[INFORMATION SHOWN]:

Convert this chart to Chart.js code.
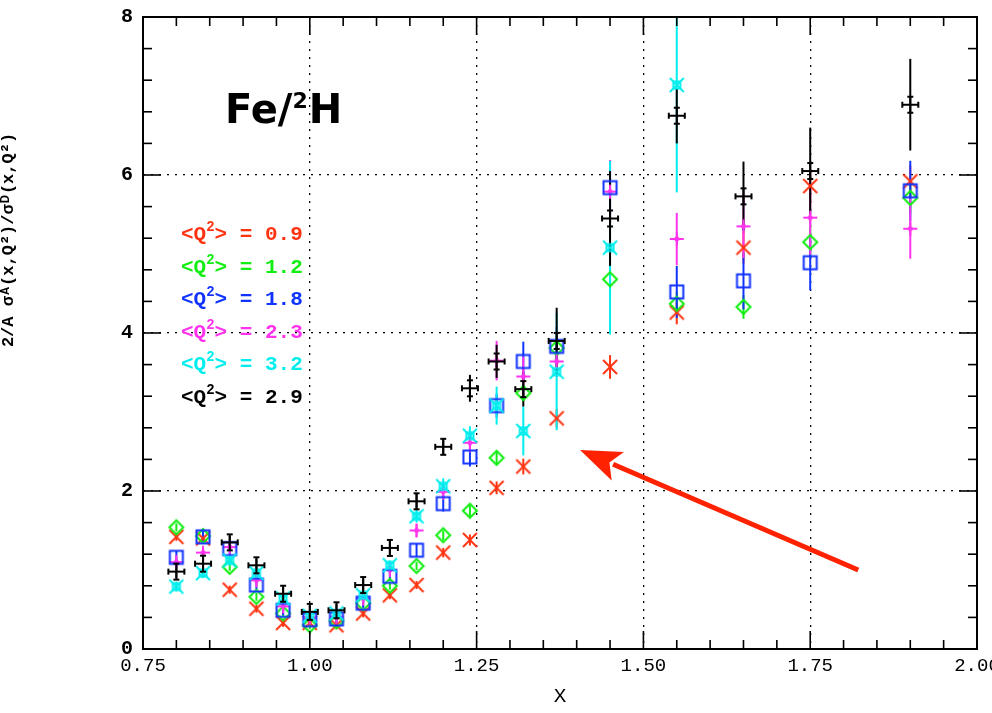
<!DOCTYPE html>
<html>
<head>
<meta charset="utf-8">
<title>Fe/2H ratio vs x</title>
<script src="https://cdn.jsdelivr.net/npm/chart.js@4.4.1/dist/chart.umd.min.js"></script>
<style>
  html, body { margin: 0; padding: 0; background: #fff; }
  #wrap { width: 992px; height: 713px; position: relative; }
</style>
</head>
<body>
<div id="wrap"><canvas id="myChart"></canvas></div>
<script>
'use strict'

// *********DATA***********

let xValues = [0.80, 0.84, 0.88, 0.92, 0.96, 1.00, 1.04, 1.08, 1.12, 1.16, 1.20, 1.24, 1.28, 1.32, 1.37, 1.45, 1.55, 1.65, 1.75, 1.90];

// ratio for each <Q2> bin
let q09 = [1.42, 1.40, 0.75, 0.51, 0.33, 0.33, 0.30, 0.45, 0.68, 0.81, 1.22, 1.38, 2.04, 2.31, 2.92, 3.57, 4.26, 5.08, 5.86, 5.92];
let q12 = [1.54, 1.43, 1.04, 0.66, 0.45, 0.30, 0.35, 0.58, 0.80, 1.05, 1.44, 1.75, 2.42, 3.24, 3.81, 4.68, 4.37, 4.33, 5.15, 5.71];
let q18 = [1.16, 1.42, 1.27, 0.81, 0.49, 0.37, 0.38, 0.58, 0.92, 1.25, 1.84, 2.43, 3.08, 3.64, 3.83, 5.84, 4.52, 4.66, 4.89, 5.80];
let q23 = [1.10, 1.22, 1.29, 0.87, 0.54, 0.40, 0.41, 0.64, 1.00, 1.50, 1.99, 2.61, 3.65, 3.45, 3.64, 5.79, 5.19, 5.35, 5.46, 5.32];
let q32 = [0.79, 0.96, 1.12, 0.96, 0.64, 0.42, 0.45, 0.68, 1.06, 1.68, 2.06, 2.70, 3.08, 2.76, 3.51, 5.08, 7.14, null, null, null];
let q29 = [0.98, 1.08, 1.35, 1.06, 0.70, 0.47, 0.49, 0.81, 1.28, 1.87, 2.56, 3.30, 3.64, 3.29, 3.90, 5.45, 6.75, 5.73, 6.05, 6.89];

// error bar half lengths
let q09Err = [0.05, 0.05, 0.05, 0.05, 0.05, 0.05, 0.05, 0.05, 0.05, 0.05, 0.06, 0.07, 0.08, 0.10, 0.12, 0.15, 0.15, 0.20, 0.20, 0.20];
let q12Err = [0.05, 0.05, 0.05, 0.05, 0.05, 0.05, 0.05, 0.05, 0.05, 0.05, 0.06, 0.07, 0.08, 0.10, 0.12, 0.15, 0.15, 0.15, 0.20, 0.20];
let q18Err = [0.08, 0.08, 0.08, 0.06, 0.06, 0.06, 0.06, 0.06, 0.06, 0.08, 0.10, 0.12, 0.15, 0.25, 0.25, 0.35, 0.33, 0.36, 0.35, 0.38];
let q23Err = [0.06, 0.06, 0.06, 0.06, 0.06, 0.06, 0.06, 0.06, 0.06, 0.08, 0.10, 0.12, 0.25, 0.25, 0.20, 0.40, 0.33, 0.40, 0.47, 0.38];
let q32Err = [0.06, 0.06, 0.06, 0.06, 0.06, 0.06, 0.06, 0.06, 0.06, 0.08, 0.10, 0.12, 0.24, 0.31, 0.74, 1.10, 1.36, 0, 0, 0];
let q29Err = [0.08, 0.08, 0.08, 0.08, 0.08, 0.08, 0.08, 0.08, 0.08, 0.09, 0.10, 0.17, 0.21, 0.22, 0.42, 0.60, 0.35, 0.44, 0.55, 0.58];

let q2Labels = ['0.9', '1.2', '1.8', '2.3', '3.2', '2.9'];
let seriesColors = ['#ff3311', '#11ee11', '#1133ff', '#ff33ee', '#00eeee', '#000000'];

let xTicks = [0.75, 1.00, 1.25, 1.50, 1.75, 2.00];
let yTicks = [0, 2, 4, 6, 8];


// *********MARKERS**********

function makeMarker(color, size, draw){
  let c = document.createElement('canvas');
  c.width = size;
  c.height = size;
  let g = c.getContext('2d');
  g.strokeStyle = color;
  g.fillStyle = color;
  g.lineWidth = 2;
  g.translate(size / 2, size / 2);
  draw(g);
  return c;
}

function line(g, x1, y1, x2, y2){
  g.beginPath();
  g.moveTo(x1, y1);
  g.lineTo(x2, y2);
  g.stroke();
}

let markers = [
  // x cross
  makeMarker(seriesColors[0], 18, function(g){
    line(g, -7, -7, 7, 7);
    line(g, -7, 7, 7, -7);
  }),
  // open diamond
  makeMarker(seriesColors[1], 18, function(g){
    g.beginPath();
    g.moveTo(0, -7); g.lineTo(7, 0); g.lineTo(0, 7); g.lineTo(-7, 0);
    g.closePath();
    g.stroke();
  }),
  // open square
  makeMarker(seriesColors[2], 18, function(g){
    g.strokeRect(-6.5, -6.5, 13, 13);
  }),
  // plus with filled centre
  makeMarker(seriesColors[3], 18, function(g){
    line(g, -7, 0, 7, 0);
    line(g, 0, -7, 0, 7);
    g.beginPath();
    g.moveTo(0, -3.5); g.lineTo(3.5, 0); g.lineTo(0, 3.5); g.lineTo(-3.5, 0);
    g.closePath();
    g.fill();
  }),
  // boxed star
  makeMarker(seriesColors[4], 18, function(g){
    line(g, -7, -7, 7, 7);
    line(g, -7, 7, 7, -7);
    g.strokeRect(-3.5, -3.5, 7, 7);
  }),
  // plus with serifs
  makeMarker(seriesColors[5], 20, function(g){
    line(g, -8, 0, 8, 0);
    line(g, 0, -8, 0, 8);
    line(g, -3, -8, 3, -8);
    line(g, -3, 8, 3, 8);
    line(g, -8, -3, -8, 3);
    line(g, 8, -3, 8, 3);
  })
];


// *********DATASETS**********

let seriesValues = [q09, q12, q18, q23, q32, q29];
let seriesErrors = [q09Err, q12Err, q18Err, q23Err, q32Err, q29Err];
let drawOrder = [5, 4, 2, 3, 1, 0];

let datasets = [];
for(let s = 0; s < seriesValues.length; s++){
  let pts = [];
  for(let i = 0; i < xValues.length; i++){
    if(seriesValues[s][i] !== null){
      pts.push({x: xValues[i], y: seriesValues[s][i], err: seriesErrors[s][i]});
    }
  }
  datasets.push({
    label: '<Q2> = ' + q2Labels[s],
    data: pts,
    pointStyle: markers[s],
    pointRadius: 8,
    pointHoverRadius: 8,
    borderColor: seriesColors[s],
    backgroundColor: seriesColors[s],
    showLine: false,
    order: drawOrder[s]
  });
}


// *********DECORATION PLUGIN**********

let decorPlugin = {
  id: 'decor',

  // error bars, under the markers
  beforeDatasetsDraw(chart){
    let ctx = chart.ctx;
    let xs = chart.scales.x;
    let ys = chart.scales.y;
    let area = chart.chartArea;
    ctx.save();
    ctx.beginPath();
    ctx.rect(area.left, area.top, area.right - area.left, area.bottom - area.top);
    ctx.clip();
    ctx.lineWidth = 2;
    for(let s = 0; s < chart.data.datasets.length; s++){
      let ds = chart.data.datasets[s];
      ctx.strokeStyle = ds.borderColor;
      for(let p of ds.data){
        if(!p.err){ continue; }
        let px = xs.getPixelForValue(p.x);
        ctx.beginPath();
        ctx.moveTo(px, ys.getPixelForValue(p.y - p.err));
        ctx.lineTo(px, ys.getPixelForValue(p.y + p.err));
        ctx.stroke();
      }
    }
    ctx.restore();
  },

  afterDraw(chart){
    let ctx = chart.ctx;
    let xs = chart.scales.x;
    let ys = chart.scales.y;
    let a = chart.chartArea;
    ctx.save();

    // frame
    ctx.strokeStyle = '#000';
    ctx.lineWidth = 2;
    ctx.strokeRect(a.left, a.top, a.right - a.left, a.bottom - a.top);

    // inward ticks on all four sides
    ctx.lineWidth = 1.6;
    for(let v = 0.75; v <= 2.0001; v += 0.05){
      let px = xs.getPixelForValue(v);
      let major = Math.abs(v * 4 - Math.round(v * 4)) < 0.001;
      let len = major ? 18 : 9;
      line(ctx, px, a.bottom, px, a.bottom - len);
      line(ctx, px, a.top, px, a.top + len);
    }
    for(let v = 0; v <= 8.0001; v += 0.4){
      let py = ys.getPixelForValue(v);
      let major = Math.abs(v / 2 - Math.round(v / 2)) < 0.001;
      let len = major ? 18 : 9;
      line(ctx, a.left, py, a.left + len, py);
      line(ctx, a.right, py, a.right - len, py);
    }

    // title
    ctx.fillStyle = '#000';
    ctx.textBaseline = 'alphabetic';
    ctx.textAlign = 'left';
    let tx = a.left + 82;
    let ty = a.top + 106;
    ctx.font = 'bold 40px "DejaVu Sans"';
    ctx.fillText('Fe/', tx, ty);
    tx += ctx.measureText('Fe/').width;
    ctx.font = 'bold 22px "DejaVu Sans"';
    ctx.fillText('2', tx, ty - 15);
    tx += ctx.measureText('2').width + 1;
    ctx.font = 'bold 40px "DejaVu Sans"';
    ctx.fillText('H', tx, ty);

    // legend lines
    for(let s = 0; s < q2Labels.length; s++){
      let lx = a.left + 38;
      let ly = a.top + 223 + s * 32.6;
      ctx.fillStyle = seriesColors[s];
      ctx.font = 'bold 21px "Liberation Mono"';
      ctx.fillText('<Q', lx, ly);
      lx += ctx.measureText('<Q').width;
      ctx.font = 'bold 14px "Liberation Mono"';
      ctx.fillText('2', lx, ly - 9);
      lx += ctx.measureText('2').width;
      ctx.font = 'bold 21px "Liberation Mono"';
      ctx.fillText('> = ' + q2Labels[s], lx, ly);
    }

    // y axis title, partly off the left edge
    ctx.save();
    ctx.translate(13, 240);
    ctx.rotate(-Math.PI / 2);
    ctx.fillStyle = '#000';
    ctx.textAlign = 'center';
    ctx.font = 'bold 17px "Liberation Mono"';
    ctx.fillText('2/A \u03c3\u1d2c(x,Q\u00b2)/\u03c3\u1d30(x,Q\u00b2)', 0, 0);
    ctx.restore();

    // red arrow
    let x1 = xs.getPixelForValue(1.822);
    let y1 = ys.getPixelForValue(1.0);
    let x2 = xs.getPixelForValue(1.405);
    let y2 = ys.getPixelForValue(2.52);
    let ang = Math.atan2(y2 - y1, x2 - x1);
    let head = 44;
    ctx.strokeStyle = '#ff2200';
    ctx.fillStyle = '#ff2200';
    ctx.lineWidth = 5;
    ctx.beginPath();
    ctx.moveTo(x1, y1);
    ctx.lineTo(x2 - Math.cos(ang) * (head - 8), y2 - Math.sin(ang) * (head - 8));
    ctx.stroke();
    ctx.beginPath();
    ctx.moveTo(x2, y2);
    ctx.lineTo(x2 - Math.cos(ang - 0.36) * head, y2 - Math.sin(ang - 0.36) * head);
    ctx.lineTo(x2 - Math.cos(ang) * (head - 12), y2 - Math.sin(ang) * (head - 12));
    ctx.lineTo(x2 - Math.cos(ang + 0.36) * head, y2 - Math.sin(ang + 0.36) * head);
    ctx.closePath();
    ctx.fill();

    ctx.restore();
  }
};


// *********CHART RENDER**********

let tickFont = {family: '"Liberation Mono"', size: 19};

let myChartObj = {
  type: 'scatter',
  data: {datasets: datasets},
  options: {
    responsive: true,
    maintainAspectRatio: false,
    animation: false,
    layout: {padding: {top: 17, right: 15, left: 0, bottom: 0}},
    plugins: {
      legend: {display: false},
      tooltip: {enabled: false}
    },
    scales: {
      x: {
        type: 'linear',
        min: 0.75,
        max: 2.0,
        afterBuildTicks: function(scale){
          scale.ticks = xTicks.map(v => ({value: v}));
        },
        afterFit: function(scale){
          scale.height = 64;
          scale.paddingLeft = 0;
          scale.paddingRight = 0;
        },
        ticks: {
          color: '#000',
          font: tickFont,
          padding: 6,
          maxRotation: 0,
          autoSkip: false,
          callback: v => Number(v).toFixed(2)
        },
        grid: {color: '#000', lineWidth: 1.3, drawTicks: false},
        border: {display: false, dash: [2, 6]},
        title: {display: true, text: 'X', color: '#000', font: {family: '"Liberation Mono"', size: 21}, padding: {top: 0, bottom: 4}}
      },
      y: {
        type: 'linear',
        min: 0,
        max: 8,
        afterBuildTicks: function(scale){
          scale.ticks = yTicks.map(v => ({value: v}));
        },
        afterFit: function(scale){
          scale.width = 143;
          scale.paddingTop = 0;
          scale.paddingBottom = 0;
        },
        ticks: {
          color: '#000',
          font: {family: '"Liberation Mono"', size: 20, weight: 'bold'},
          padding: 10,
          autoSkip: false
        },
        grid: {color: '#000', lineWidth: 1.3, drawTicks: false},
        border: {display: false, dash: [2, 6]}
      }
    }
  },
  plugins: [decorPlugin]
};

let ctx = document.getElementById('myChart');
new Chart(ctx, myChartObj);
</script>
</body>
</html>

[PROMPT]:
Restate only the lines running from the start of the material above through the line containing "1.65, 1.75, 1.90];", ends included. No pictures.

[RESPONSE TO THE TASK]:
Convert this chart to Chart.js code.
<!DOCTYPE html>
<html>
<head>
<meta charset="utf-8">
<title>Fe/2H ratio vs x</title>
<script src="https://cdn.jsdelivr.net/npm/chart.js@4.4.1/dist/chart.umd.min.js"></script>
<style>
  html, body { margin: 0; padding: 0; background: #fff; }
  #wrap { width: 992px; height: 713px; position: relative; }
</style>
</head>
<body>
<div id="wrap"><canvas id="myChart"></canvas></div>
<script>
'use strict'

// *********DATA***********

let xValues = [0.80, 0.84, 0.88, 0.92, 0.96, 1.00, 1.04, 1.08, 1.12, 1.16, 1.20, 1.24, 1.28, 1.32, 1.37, 1.45, 1.55, 1.65, 1.75, 1.90];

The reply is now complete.